Another huge expense for any business is the leasing of office space. But why keep everyone on site if your staff can perform their tasks at home?

Today’s technology allows you to have a conference online and when your HR software is cloud based your staff can access the necessary files & programs from anywhere. In the long run you affect company profits:

  • You pay less for office space since you don’t need a desk and floor area for each employee
  • Employees often experience more job satisfaction when they don’t sit in traffic. This will lead to more productivity

Remote working is also fast becoming a sought after feature for many workers. If your company’s technology supports this approach, you’ll draw the best candidates who can have a positive impact on your business.

HR Tech Affects Your ETR

We already mentioned employees and their job satisfaction more than once. Can technology really keep your workers happy? Yes!

In every aspect we mentioned so far the tech driven approach results in employees doing more of what they love and becoming more productive. Productivity also helps them feel important about their role in the company. This is an essential feature if you want to retain your current employees.

Why go to so much trouble? Because you know each time you lose an employee and increase your ETR (Employee Turnover Rate) you’ll spend money on:

  • Advertising the position
  • Doing background checks
  • Onboarding a new employee such as payment for training
  • The new arrival’s IT logistics such as getting a computer, passwords and more

Simply be implementing modern technology you avoid many of these unnecessary expenses.

The Best Employees are Waiting to be Found

Of course, there will be times when you do need to employ someone new. Wise HR managers know that decisions on new additions to the team shouldn’t be taken lightly.

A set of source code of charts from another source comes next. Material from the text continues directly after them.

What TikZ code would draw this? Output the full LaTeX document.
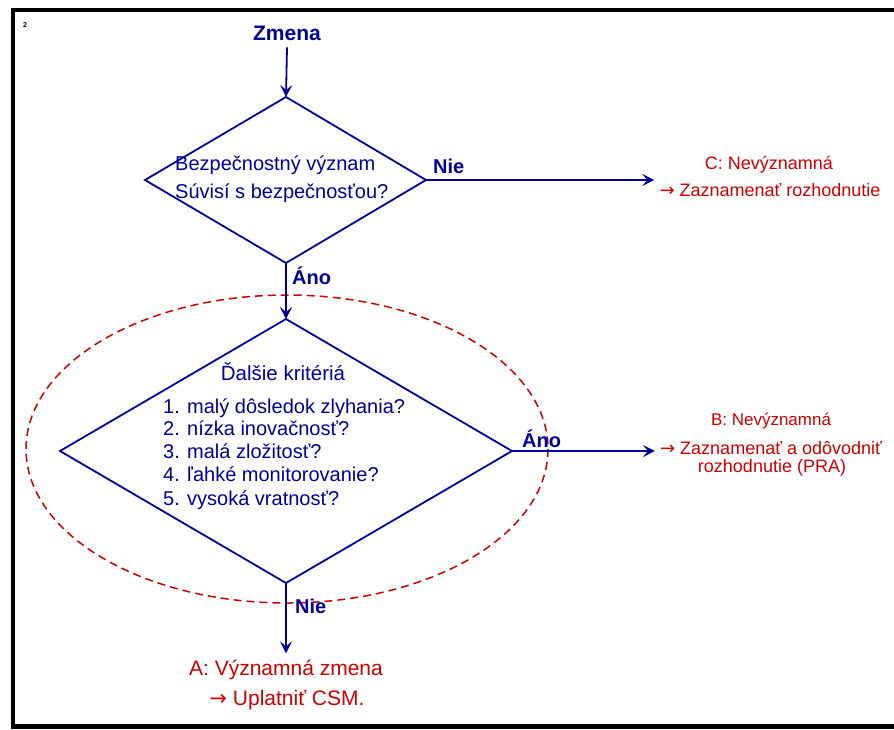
\documentclass[tikz,border=0pt]{standalone}
\usepackage{fontspec}
\setmainfont{Liberation Sans}
\newfontfamily\arrowfont{DejaVu Sans}
\usetikzlibrary{arrows.meta}
\definecolor{dblue}{RGB}{0,0,153}
\definecolor{dred}{RGB}{204,0,0}
\newcommand{\rarr}{{\arrowfont →}}
\tikzset{
  flow/.style={draw=dblue, line width=1.8pt, -{Stealth[length=12pt,width=12pt,inset=5pt]}},
  dia/.style={draw=dblue, line width=1.8pt, line join=miter},
  lbl/.style={text=dblue, font=\fontsize{20}{24}\selectfont, inner sep=0pt, anchor=base},
  blbl/.style={text=dblue, font=\bfseries\fontsize{20}{24}\selectfont, inner sep=0pt, anchor=base west},
  rlbl/.style={text=dred, font=\fontsize{18}{22}\selectfont, inner sep=0pt, anchor=base},
  itemlbl/.style={lbl, anchor=base west},
  zone/.style={draw=dred, line width=1.5pt, dash pattern=on 8pt off 5pt},
}
\begin{document}
\begin{tikzpicture}[x=1pt,y=-1pt]
\useasboundingbox (0,0) rectangle (894,729);
\fill[white] (0,0) rectangle (894,729);
% frame
\fill[black] (11,8) rectangle (894,12);
\fill[black] (11,8) rectangle (15,729);
\fill[black] (11,724) rectangle (894,729);
\node[font=\bfseries\fontsize{7}{8}\selectfont, inner sep=0pt, anchor=base] (pg) at (25,27) {2};

% top
\node[lbl, font=\bfseries\fontsize{21}{25}\selectfont] (zmena) at (287,40) {Zmena};
\coordinate (d1t) at (286,97);
\coordinate (d1l) at (145,180);
\coordinate (d1r) at (426,180);
\coordinate (d1b) at (286,263);
\draw[dia] (d1t) -- (d1r) -- (d1b) -- (d1l) -- cycle;
\draw[flow] ([yshift=-7pt]zmena.south) -- (d1t);
\node[itemlbl] (q1a) at (175,170) {Bezpečnostný význam};
\node[itemlbl] (q1b) at (175,198) {Súvisí s bezpečnosťou?};

% C branch
\node[blbl] (nie1) at (433,173) {Nie};
\node[rlbl] (c1) at (769,169) {C: Nevýznamná};
\node[rlbl] (c2) at (770,196) {\rarr\ Zaznamenať rozhodnutie};
\draw[flow, shorten >=5pt] (d1r) -- (d1r -| c2.west);

% second decision
\node[blbl] (ano1) at (292,284) {Áno};
\coordinate (d2t) at (286,319);
\coordinate (d2l) at (60,451);
\coordinate (d2r) at (512,451);
\coordinate (d2b) at (286,583);
\draw[zone] (287,449) ellipse [x radius=261, y radius=154];
\draw[flow] (d1b) -- (d2t);
\draw[dia] (d2t) -- (d2r) -- (d2b) -- (d2l) -- cycle;
\node[lbl, font=\fontsize{20.5}{24}\selectfont] (krit) at (283,380) {Ďalšie kritériá};
\node[itemlbl] (k1) at (163,413) {\makebox[24pt][l]{1.}malý dôsledok zlyhania?};
\node[itemlbl] (k2) at (163,435) {\makebox[24pt][l]{2.}nízka inovačnosť?};
\node[itemlbl] (k3) at (163,458) {\makebox[24pt][l]{3.}malá zložitosť?};
\node[itemlbl] (k4) at (163,481) {\makebox[24pt][l]{4.}ľahké monitorovanie?};
\node[itemlbl] (k5) at (163,505) {\makebox[24pt][l]{5.}vysoká vratnosť?};

% B branch
\node[blbl] (ano2) at (522,447) {Áno};
\node[rlbl, font=\fontsize{17}{21}\selectfont] (b1) at (771,425) {B: Nevýznamná};
\node[rlbl] (b2) at (771,454) {\rarr\ Zaznamenať a odôvodniť};
\node[rlbl] (b3) at (772,472) {rozhodnutie (PRA)};
\draw[flow, shorten >=5pt] (d2r) -- (d2r -| b2.west);

% A branch
\node[blbl] (nie2) at (295,613) {Nie};
\node[rlbl, font=\fontsize{21}{25}\selectfont] (a1) at (286,675) {A: Významná zmena};
\node[rlbl, font=\fontsize{21}{25}\selectfont] (a2) at (287,705) {\rarr\ Uplatniť CSM.};
\draw[flow] (d2b) -- ([yshift=6pt]a1.north -| d2b);
\end{tikzpicture}
\end{document}
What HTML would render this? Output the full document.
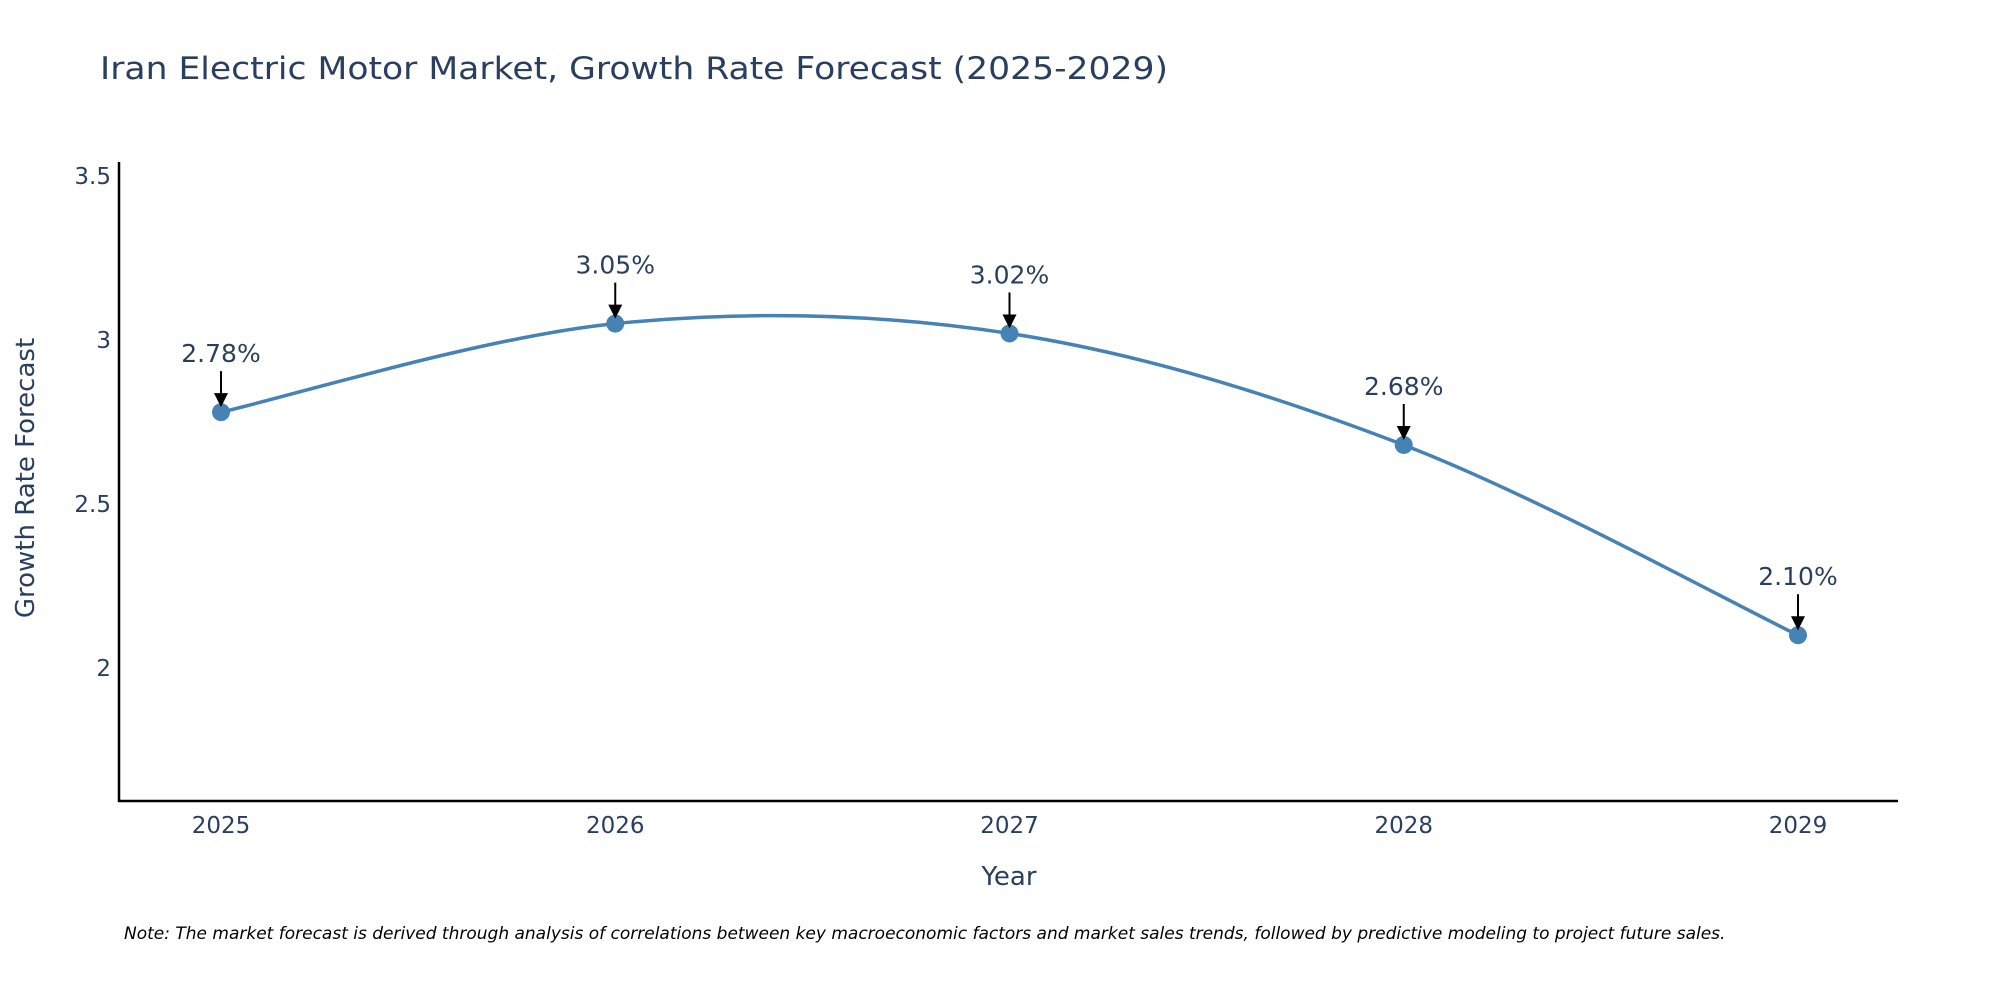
<!DOCTYPE html>
<html><head><meta charset="utf-8"><style>
html,body{margin:0;padding:0;background:#fff;}
svg{display:block;font-family:"DejaVu Sans","Liberation Sans",sans-serif;}
</style></head><body>
<svg id="chart" width="2000" height="1000" viewBox="0 0 2000 1000">
<text x="100" y="79" font-size="31" fill="#2a3f5f" textLength="1068" lengthAdjust="spacingAndGlyphs">Iran Electric Motor Market, Growth Rate Forecast (2025-2029)</text>
<g id="yticks"></g>
<g id="xticks"></g>
<line x1="119" y1="162" x2="119" y2="802" stroke="#000" stroke-width="2.5"/>
<line x1="118" y1="801" x2="1898" y2="801" stroke="#000" stroke-width="2.5"/>
<text transform="translate(34,478) rotate(-90)" text-anchor="middle" font-size="26" fill="#2a3f5f">Growth Rate Forecast</text>
<text x="1009" y="885" text-anchor="middle" font-size="26" fill="#2a3f5f">Year</text>
<g id="series"></g>
<g id="annots"></g>
<text x="124" y="939" font-size="17" font-style="italic" fill="#000">Note: The market forecast is derived through analysis of correlations between key macroeconomic factors and market sales trends, followed by predictive modeling to project future sales.</text>
</svg>
<script>
const years = [2025, 2026, 2027, 2028, 2029];
const growth = [2.78, 3.05, 3.02, 2.68, 2.10];
const labels = ["2.78%", "3.05%", "3.02%", "2.68%", "2.10%"];
const yTicks = [2, 2.5, 3, 3.5];
const yTickLabels = ["2", "2.5", "3", "3.5"];

const NS = "http://www.w3.org/2000/svg";
function xS(v){ return 221 + (v - 2025) * (1798 - 221) / 4; }
function yS(v){ return 668 - (v - 2) * 328; }
function mk(tag, attrs, parent){ const e = document.createElementNS(NS, tag); for (const k in attrs) e.setAttribute(k, attrs[k]); parent.appendChild(e); return e; }

const yg = document.getElementById('yticks');
yTicks.forEach((t, i) => {
  const el = mk('text', {x: 111, y: yS(t) + 8, 'text-anchor': 'end', 'font-size': 23, fill: '#2a3f5f'}, yg);
  el.textContent = yTickLabels[i];
  
  
});
const xg = document.getElementById('xticks');
years.forEach(y => {
  const el = mk('text', {x: xS(y), y: 833, 'text-anchor': 'middle', 'font-size': 23, fill: '#2a3f5f'}, xg);
  el.textContent = String(y);
  
  
});

const pts = years.map((y, i) => [xS(y), yS(growth[i])]);
let d = `M${pts[0][0]},${pts[0][1]}`;
for (let i = 0; i < pts.length - 1; i++) {
  const p0 = pts[Math.max(0, i - 1)], p1 = pts[i], p2 = pts[i + 1], p3 = pts[Math.min(pts.length - 1, i + 2)];
  const t = 1 / 6;
  const c1 = [p1[0] + (p2[0] - p0[0]) * t, p1[1] + (p2[1] - p0[1]) * t];
  const c2 = [p2[0] - (p3[0] - p1[0]) * t, p2[1] - (p3[1] - p1[1]) * t];
  d += ` C${c1[0]},${c1[1]} ${c2[0]},${c2[1]} ${p2[0]},${p2[1]}`;
}
const sg = document.getElementById('series');
const line = mk('path', {d: d, fill: 'none', stroke: '#4682b4', 'stroke-width': 3.5}, sg);


pts.forEach(p => {
  const c = mk('circle', {cx: p[0], cy: p[1], r: 9, fill: '#4682b4'}, sg);
  
  
});

const ag = document.getElementById('annots');
pts.forEach((p, i) => {
  const ln = mk('line', {x1: p[0], y1: p[1] - 41, x2: p[0], y2: p[1] - 18, stroke: '#000', 'stroke-width': 2}, ag);
  
  
  const hd = mk('polygon', {points: `${p[0]-7},${p[1]-19} ${p[0]+7},${p[1]-19} ${p[0]},${p[1]-5}`, fill: '#000'}, ag);
  
  
  const tx = mk('text', {x: p[0], y: p[1] - 50, 'text-anchor': 'middle', 'font-size': 25, fill: '#2a3f5f'}, ag);
  tx.textContent = labels[i];
  
  
});
</script>
</body></html>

When you pick the right candidate your profits benefit because:

  • Effective employees keep productivity high
  • Committed employees won’t waste time and resources
  • Skilled employees help you reach your vision faster

To draw these candidates in today’s world you need to seem like the preferred employer to the younger generation. That means you can’t use outdated recruitment methods. Advertising on social media and using AI to scour the web & discover individuals who will fit the job description are two ways you can reach dynamic potential employees. The proof is seemingly compelling: you need to harness the power of HR technology. This isn’t only about running an effective HR department. This is how one department affects your bottom line. Where will you start?